-- Begin --

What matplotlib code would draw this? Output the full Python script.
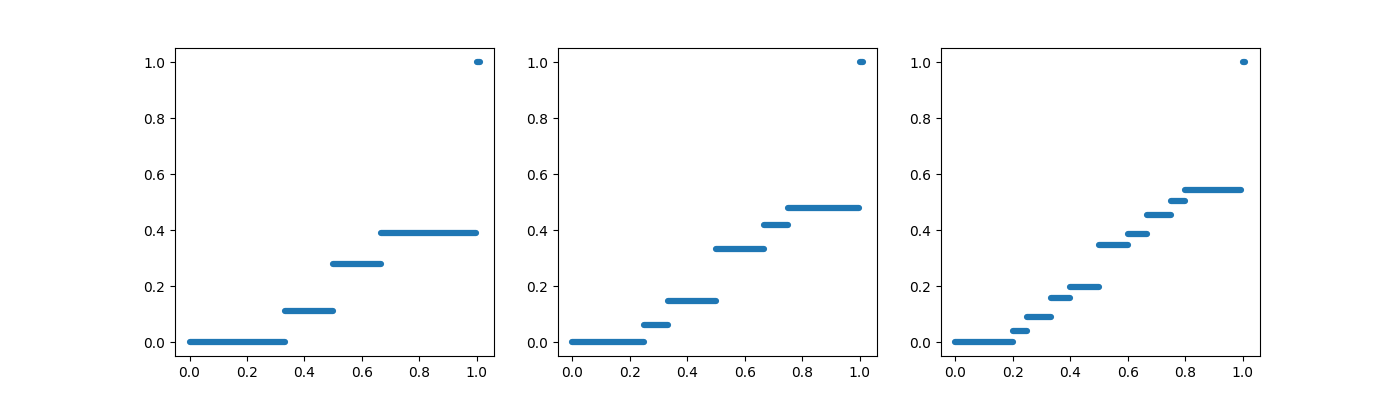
import matplotlib
matplotlib.use("Agg")
import matplotlib.pyplot as plt

# Step-function data: segment breakpoints (x) and levels (y) for each panel
breaks1 = [0.0, 0.333, 0.5, 0.667, 0.996]
levels1 = [0.0, 0.111, 0.279, 0.389]

breaks2 = [0.0, 0.25, 0.333, 0.5, 0.667, 0.75, 0.996]
levels2 = [0.0, 0.061, 0.146, 0.332, 0.418, 0.479]

breaks3 = [0.0, 0.2, 0.25, 0.333, 0.4, 0.5, 0.6, 0.667, 0.75, 0.8, 0.996]
levels3 = [0.0, 0.039, 0.090, 0.157, 0.196, 0.346, 0.386, 0.454, 0.504, 0.543]

# final isolated point(s) at x = 1
end_x = [1.0, 1.01]
end_y = 1.0

panels = [(breaks1, levels1), (breaks2, levels2), (breaks3, levels3)]
color = "#1f77b4"

fig, axes = plt.subplots(1, 3, figsize=(14, 4), dpi=100)
for ax, (brk, lev) in zip(axes, panels):
    for i, v in enumerate(lev):
        ax.plot([brk[i], brk[i + 1]], [v, v], color=color, lw=4.5,
                solid_capstyle="round")
    ax.plot(end_x, [end_y, end_y], color=color, lw=4.5, solid_capstyle="round")
    ax.set_xlim(-0.0505, 1.0605)
    ax.set_ylim(-0.05, 1.05)
    ax.set_xticks([0.0, 0.2, 0.4, 0.6, 0.8, 1.0])
    ax.set_yticks([0.0, 0.2, 0.4, 0.6, 0.8, 1.0])

fig.savefig("out.png", dpi=100)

-- End --

Transcribe the whole listing, character for character, but not its images.

**Final result:**
What matplotlib code would draw this? Output the full Python script.
import matplotlib
matplotlib.use("Agg")
import matplotlib.pyplot as plt

# Step-function data: segment breakpoints (x) and levels (y) for each panel
breaks1 = [0.0, 0.333, 0.5, 0.667, 0.996]
levels1 = [0.0, 0.111, 0.279, 0.389]

breaks2 = [0.0, 0.25, 0.333, 0.5, 0.667, 0.75, 0.996]
levels2 = [0.0, 0.061, 0.146, 0.332, 0.418, 0.479]

breaks3 = [0.0, 0.2, 0.25, 0.333, 0.4, 0.5, 0.6, 0.667, 0.75, 0.8, 0.996]
levels3 = [0.0, 0.039, 0.090, 0.157, 0.196, 0.346, 0.386, 0.454, 0.504, 0.543]

# final isolated point(s) at x = 1
end_x = [1.0, 1.01]
end_y = 1.0

panels = [(breaks1, levels1), (breaks2, levels2), (breaks3, levels3)]
color = "#1f77b4"

fig, axes = plt.subplots(1, 3, figsize=(14, 4), dpi=100)
for ax, (brk, lev) in zip(axes, panels):
    for i, v in enumerate(lev):
        ax.plot([brk[i], brk[i + 1]], [v, v], color=color, lw=4.5,
                solid_capstyle="round")
    ax.plot(end_x, [end_y, end_y], color=color, lw=4.5, solid_capstyle="round")
    ax.set_xlim(-0.0505, 1.0605)
    ax.set_ylim(-0.05, 1.05)
    ax.set_xticks([0.0, 0.2, 0.4, 0.6, 0.8, 1.0])
    ax.set_yticks([0.0, 0.2, 0.4, 0.6, 0.8, 1.0])

fig.savefig("out.png", dpi=100)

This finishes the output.